Shekar explains there were three main witnesses to the case - 1. Rani, a prostitute who testified that Sundaram used to visit her: 2 - Munusamy - a neighbor who testified that he saw Sundaram molesting Vijayalakshmi, and 3 - a letter that Vijayalakshmi wrote to her mom about Sundaram abusing her. Raja meets Rani and convinces her to withdraw the false testimony. Hema is impressed with Raja and her resentment towards Raja begins to thaw.

Hearings begin in High Court. Rani reneges on her promise and testified once again that Sundaram was her customer. It appears like she is under some duress. Munusamy the neighbor testifies that he saw Sundaram was molesting Vijayalakshmi through a glass window that night, but Raja exposes his testimony. Raja also proves the letter that Vijayalakshmi purportedly wrote to her mother was fabricated. Raja further questions Mani and makes him reveal the truth - Vijayalakshmi had a love affair prior to her marriage with Mani's nephew Natarajan. Natarajan came home that evening to demand a ransom from Vijayalakshmi. They end up in a fight and Vijayalakshmi accidentally dies. Natarajan and Mani burn her body and stage a suicide.

After hearing Mani's testimony, the court acquits Sundaram of all charges. Hema reveals her love for Raja and they unite.

== Production ==
Mounam Sammadham was the first Tamil film of Malayalam actor Mammootty. It took inspiration from his own film Sandhyakku Virinja Poovu.

== Soundtrack ==
The music was composed by Ilaiyaraaja. The song "Kalyaana Thaen Nilaa" is set in Darbari Kanada raga, and has every sentence ending with "la". "Chik Chik Chaa" is a synth-pop number.
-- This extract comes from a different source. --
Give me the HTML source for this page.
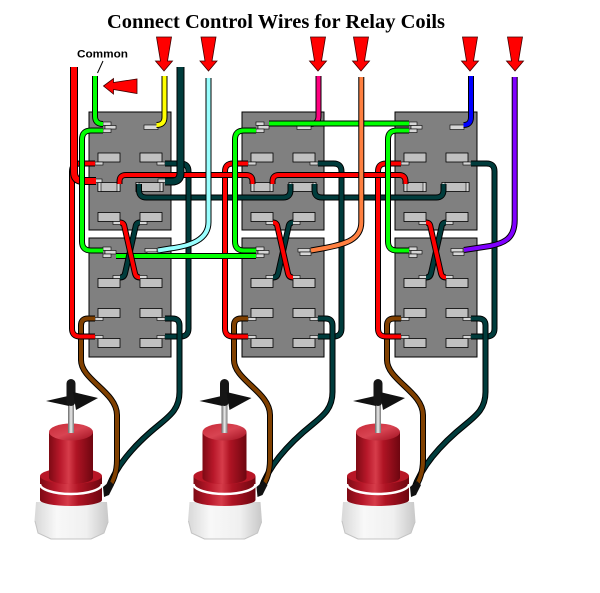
<!DOCTYPE html>
<html><head><meta charset="utf-8"><style>
html,body{margin:0;padding:0;background:#fff;width:600px;height:593px;overflow:hidden}
svg{display:block}
.b{fill:#808080;stroke:#000;stroke-width:1}
.t{fill:#c0c0c0;stroke:#000;stroke-width:.8}
.s{fill:#d6d6d6;stroke:#000;stroke-width:.6}
.o{fill:none;stroke:#000;stroke-width:6}
.w{fill:none;stroke-width:4}
.O{fill:none;stroke:#000;stroke-width:8}
.W{fill:none;stroke-width:6}
</style></head><body>
<svg width="600" height="593" viewBox="0 0 600 593" xmlns="http://www.w3.org/2000/svg">
<defs>
<linearGradient id="rg" x1="0" x2="1" y1="0" y2="0">
<stop offset="0" stop-color="#7e0a14"/><stop offset="0.25" stop-color="#b8182a"/><stop offset="0.45" stop-color="#d63c4a"/><stop offset="0.62" stop-color="#b01424"/><stop offset="1" stop-color="#6e0610"/></linearGradient>
<linearGradient id="rt" x1="0" x2="1" y1="0" y2="1">
<stop offset="0" stop-color="#c82a38"/><stop offset="0.5" stop-color="#d84452"/><stop offset="1" stop-color="#a01020"/></linearGradient>
<linearGradient id="bg" x1="0" x2="1" y1="0" y2="0">
<stop offset="0" stop-color="#d8d8d8"/><stop offset="0.3" stop-color="#f8f8f8"/><stop offset="0.7" stop-color="#f0f0f0"/><stop offset="1" stop-color="#c8c8c8"/></linearGradient>
<linearGradient id="sg" x1="0" x2="1" y1="0" y2="0">
<stop offset="0" stop-color="#666"/><stop offset="0.5" stop-color="#eee"/><stop offset="1" stop-color="#777"/></linearGradient>

<g id="ru">
<rect x="0" y="0" width="82" height="118" class="b"/>
<rect x="14" y="10" width="8" height="3.5" class="s"/>
<rect x="16" y="13.5" width="11" height="3.5" class="s"/>
<rect x="14" y="17" width="8" height="3.5" class="s"/>
<rect x="55" y="13" width="14" height="4.5" class="s"/>
<rect x="9" y="41" width="22" height="9" class="t"/>
<rect x="51" y="41" width="22" height="9" class="t"/>
<rect x="6" y="50" width="8" height="3" class="s"/>
<rect x="68" y="50" width="8" height="3" class="s"/>
<rect x="9" y="70.5" width="22" height="9" class="t"/>
<rect x="9" y="70.5" width="3" height="9" class="s"/>
<rect x="28" y="70.5" width="3" height="9" class="s"/>
<rect x="47" y="70.5" width="27" height="9" class="t"/>
<rect x="47" y="70.5" width="3" height="9" class="s"/>
<rect x="71" y="70.5" width="3" height="9" class="s"/>
<rect x="9" y="100.5" width="22" height="9" class="t"/>
<rect x="51" y="100.5" width="22" height="9" class="t"/>
<rect x="24" y="109.5" width="8" height="3" class="s"/>
<rect x="50" y="109.5" width="8" height="3" class="s"/>
</g>
<g id="rl">
<rect x="0" y="0" width="82" height="119" class="b"/>
<rect x="14" y="9" width="8" height="3.5" class="s"/>
<rect x="16" y="12.5" width="11" height="3.5" class="s"/>
<rect x="14" y="16" width="8" height="3.5" class="s"/>
<rect x="56" y="10.5" width="12" height="3.5" class="s"/>
<rect x="58" y="14" width="11" height="3.5" class="s"/>
<rect x="9" y="40.5" width="22" height="9" class="t"/>
<rect x="51" y="40.5" width="22" height="9" class="t"/>
<rect x="24" y="37.5" width="8" height="3" class="s"/>
<rect x="50" y="37.5" width="8" height="3" class="s"/>
<rect x="9" y="70.5" width="22" height="9" class="t"/>
<rect x="51" y="70.5" width="22" height="9" class="t"/>
<rect x="6" y="79.5" width="8" height="3" class="s"/>
<rect x="68" y="79.5" width="8" height="3" class="s"/>
<rect x="9" y="100.5" width="22" height="9" class="t"/>
<rect x="51" y="100.5" width="22" height="9" class="t"/>
<rect x="6" y="97.5" width="8" height="3" class="s"/>
<rect x="68" y="97.5" width="8" height="3" class="s"/>
</g>

<g id="pr">
<path class="o" d="M165,163.5 H180.5 Q188.5,163.5 188.5,171.5 V328.5 Q188.5,336.5 180.5,336.5 H165"/>
<path class="w" stroke="#003c3c" d="M165,163.5 H180.5 Q188.5,163.5 188.5,171.5 V328.5 Q188.5,336.5 180.5,336.5 H165"/>
<path class="o" d="M165,318.5 H172.5 Q179.5,318.5 179.5,325.5 V392 C179.5,408 171,415 160,424 C140,440 117,462 108,489"/>
<path class="w" stroke="#003c3c" d="M165,318.5 H172.5 Q179.5,318.5 179.5,325.5 V392 C179.5,408 171,415 160,424 C140,440 117,462 108,489"/>
<path class="o" d="M95,318.5 H88 Q81,318.5 81,325.5 V360 C81,380 117,392 117,415 V460 C117,472 113,482 109,487"/>
<path class="w" stroke="#804000" d="M95,318.5 H88 Q81,318.5 81,325.5 V360 C81,380 117,392 117,415 V460 C117,472 113,482 109,487"/>
<path class="o" d="M95,163.5 H80 Q72,163.5 72,171.5 V328.5 Q72,336.5 80,336.5 H95"/>
<path class="w" stroke="#ff0000" d="M95,163.5 H80 Q72,163.5 72,171.5 V328.5 Q72,336.5 80,336.5 H95"/>
</g>
<g id="pg">
<path class="o" d="M103,130.5 H91 Q82,130.5 82,139.5 V241.5 Q82,250.5 91,250.5 H103"/>
<path class="w" stroke="#00ff00" d="M103,130.5 H91 Q82,130.5 82,139.5 V241.5 Q82,250.5 91,250.5 H103"/>
</g>
<g id="px">
<path class="o" d="M140,222.5 Q136,222.5 135.5,227 L125,273.5 Q124,277.5 120,277.5"/>
<path class="w" stroke="#003c3c" d="M140,222.5 Q136,222.5 135.5,227 L125,273.5 Q124,277.5 120,277.5"/>
<path class="o" d="M120,222.5 Q124,222.5 124.5,227 L135,273.5 Q136,277.5 140,277.5"/>
<path class="w" stroke="#ff0000" d="M120,222.5 Q124,222.5 124.5,227 L135,273.5 Q136,277.5 140,277.5"/>
</g>

<g id="lt">
<polygon points="-35,502 36,502 37.5,522 33,533 20,539 -20,539 -33,533 -36.5,521" fill="url(#bg)"/>
<path d="M-36,521 L-33,533 L-20,539 L20,539 L33,533 L37,522" fill="none" stroke="#c4c4c4" stroke-width="1"/>
<path d="M-31,476 V500 A31,6 0 0 0 31,500 V476 Z" fill="url(#rg)"/>
<ellipse cx="0" cy="476" rx="31" ry="8" fill="#b81626"/>
<path d="M-31,484 A31,10 0 0 0 31,484" fill="none" stroke="#fff" stroke-width="2.5"/>
<path d="M-22,432 V478 A22,6 0 0 0 22,478 V432 Z" fill="url(#rg)"/>
<ellipse cx="0" cy="432" rx="22" ry="8.5" fill="url(#rt)"/>
<rect x="-3" y="402" width="6" height="31" fill="url(#sg)"/>
<polygon points="-25,401 -3,396 -2,406" fill="#111"/>
<rect x="-4.5" y="379" width="9" height="27" rx="4.5" fill="#161616"/>
<polygon points="2,392 27,398 5,410" fill="#111"/>
<polygon points="32,487 39,481 43,485 38,495 33,497" fill="#111"/>
</g>
<polygon id="ar" points="-7.5,37 7.5,37 3.5,61 8.5,61 0,71 -8.5,61 -3.5,61" fill="#ff0000" stroke="#400000" stroke-width="0.8"/>
</defs>

<rect width="600" height="593" fill="#fff"/>

<text x="107" y="28" font-family="'Liberation Serif', serif" font-weight="bold" font-size="20" textLength="338" lengthAdjust="spacingAndGlyphs" fill="#000">Connect Control Wires for Relay Coils</text>
<text x="77" y="57.3" font-family="'Liberation Sans', sans-serif" font-weight="bold" font-size="11.2" textLength="51" lengthAdjust="spacingAndGlyphs" fill="#000">Common</text>
<line x1="103" y1="61" x2="97.5" y2="73" stroke="#000" stroke-width="1"/>

<use href="#ar" x="164"/>
<use href="#ar" x="208.5"/>
<use href="#ar" x="318"/>
<use href="#ar" x="361"/>
<use href="#ar" x="470"/>
<use href="#ar" x="515"/>
<polygon points="103.5,86 113.5,78.5 113.5,82.5 137,79 137,93.5 113.5,89.5 113.5,94" fill="#ff0000" stroke="#400000" stroke-width="0.8"/>

<!-- relays -->
<use href="#ru" x="89" y="112"/>
<use href="#ru" x="242" y="112"/>
<use href="#ru" x="395" y="112"/>
<rect x="93" y="179" width="9" height="3.5" class="s"/>
<rect x="158" y="179" width="9" height="3.5" class="s"/>
<use href="#rl" x="89" y="238"/>
<use href="#rl" x="242" y="238"/>
<use href="#rl" x="395" y="238"/>

<!-- dark horizontals -->
<path class="o" d="M139,184 V190 Q139,197.5 146.5,197.5 H283 Q290.5,197.5 290.5,190 V184"/>
<path class="w" stroke="#003c3c" d="M139,184 V190 Q139,197.5 146.5,197.5 H283 Q290.5,197.5 290.5,190 V184"/>
<path class="o" d="M314.5,184 V190 Q314.5,197.5 322,197.5 H436 Q443.5,197.5 443.5,190 V184"/>
<path class="w" stroke="#003c3c" d="M314.5,184 V190 Q314.5,197.5 322,197.5 H436 Q443.5,197.5 443.5,190 V184"/>

<!-- per relay wires -->
<use href="#pr"/>
<use href="#pr" x="153"/>
<use href="#pr" x="306"/>

<!-- red horizontals -->
<path class="o" d="M119.5,184 V181.5 Q119.5,175 126,175 H246 Q252.5,175 252.5,181.5 V184"/>
<path class="w" stroke="#ff0000" d="M119.5,184 V181.5 Q119.5,175 126,175 H246 Q252.5,175 252.5,181.5 V184"/>
<path class="o" d="M272.5,184 V181.5 Q272.5,175 279,175 H399 Q405.5,175 405.5,181.5 V184"/>
<path class="w" stroke="#ff0000" d="M272.5,184 V181.5 Q272.5,175 279,175 H399 Q405.5,175 405.5,181.5 V184"/>

<!-- thick red A and dark A -->
<path class="O" d="M74,67 V172 Q74,181 83,181 H96"/>
<path class="W" stroke="#ff0000" d="M74,67 V172 Q74,181 83,181 H96"/>
<path class="O" d="M180.5,67 V173 Q180.5,181.5 172,181.5 H165"/>
<path class="W" stroke="#003c3c" d="M180.5,67 V173 Q180.5,181.5 172,181.5 H165"/>

<!-- pink (under green) -->
<path class="o" d="M318.5,76 V116 Q318.5,124 311,124"/>
<path class="w" stroke="#ff0080" d="M318.5,76 V116 Q318.5,124 311,124"/>

<!-- greens -->
<use href="#pg"/>
<use href="#pg" x="153"/>
<use href="#pg" x="306"/>
<path class="o" d="M116,256 H256"/>
<path class="w" stroke="#00ff00" d="M116,256 H256"/>
<path class="o" d="M269,123.5 H409"/>
<path class="w" stroke="#00ff00" d="M269,123.5 H409"/>

<!-- crossings -->
<use href="#px"/>
<use href="#px" x="153"/>
<use href="#px" x="306"/>

<!-- control wires -->
<path class="o" d="M164.5,76 V117 Q164.5,125 156.5,125"/>
<path class="w" stroke="#ffff00" d="M164.5,76 V117 Q164.5,125 156.5,125"/>
<path class="o" d="M208.5,78 V222 C208.5,240 190,246 170,248.5 L158,250.5"/>
<path class="w" stroke="#99ffff" d="M208.5,78 V222 C208.5,240 190,246 170,248.5 L158,250.5"/>
<path class="o" d="M361.3,77 V222 C361.3,240 345,244 325,248 L311,250.5"/>
<path class="w" stroke="#ff8040" d="M361.3,77 V222 C361.3,240 345,244 325,248 L311,250.5"/>
<path class="o" d="M471,76 V117 Q471,125 463.5,125"/>
<path class="w" stroke="#0000ff" d="M471,76 V117 Q471,125 463.5,125"/>
<path class="o" d="M514.7,77 V220 C514.7,238 505,243 490,246 L464,250"/>
<path class="w" stroke="#8000ff" d="M514.7,77 V220 C514.7,238 505,243 490,246 L464,250"/>
<path class="o" d="M95,76 V116 Q95,124 103,124"/>
<path class="w" stroke="#00ff00" d="M95,76 V116 Q95,124 103,124"/>

<!-- lights -->
<use href="#lt" x="71"/>
<use href="#lt" x="224.5"/>
<use href="#lt" x="378"/>
</svg>
</body></html>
| Song | Singers | Lyrics |
| 5 Paisa 10 Paisa | Malaysia Vasudevan | Gangai Amaran |
| "Chik Chik Chaa" | K. S. Chithra |
| "Kalyaana Thaen Nilaa" | K. J. Yesudas K. S. Chithra | Pulamaipithan |
| "Oru Raja Vanthanam" | K. S. Chithra | Gangai Amaran |

- Telugu version

Lyrics for the dubbed Telugu version Lawyer The Great were written by Rajasri.

| Song | Singers |
|---|---|
| One Two Three Four | K. S. Chithra |
| "Naa Raja Vacchadu" | K. S. Chithra |
| "Kalyaana Thaen Nilaa" | Mano, K. S. Chithra |

== Reception ==
N. Krishnaswamy of The Indian Express praised the film for the cast performances (particularly Mammootty), Ilaiyaraaja's music, the cinematography and Shivaji's comedy. C. R. K. of Kalki, however, was less positive, saying the film was like an ordinary novel. The film was both a critical and commercial success.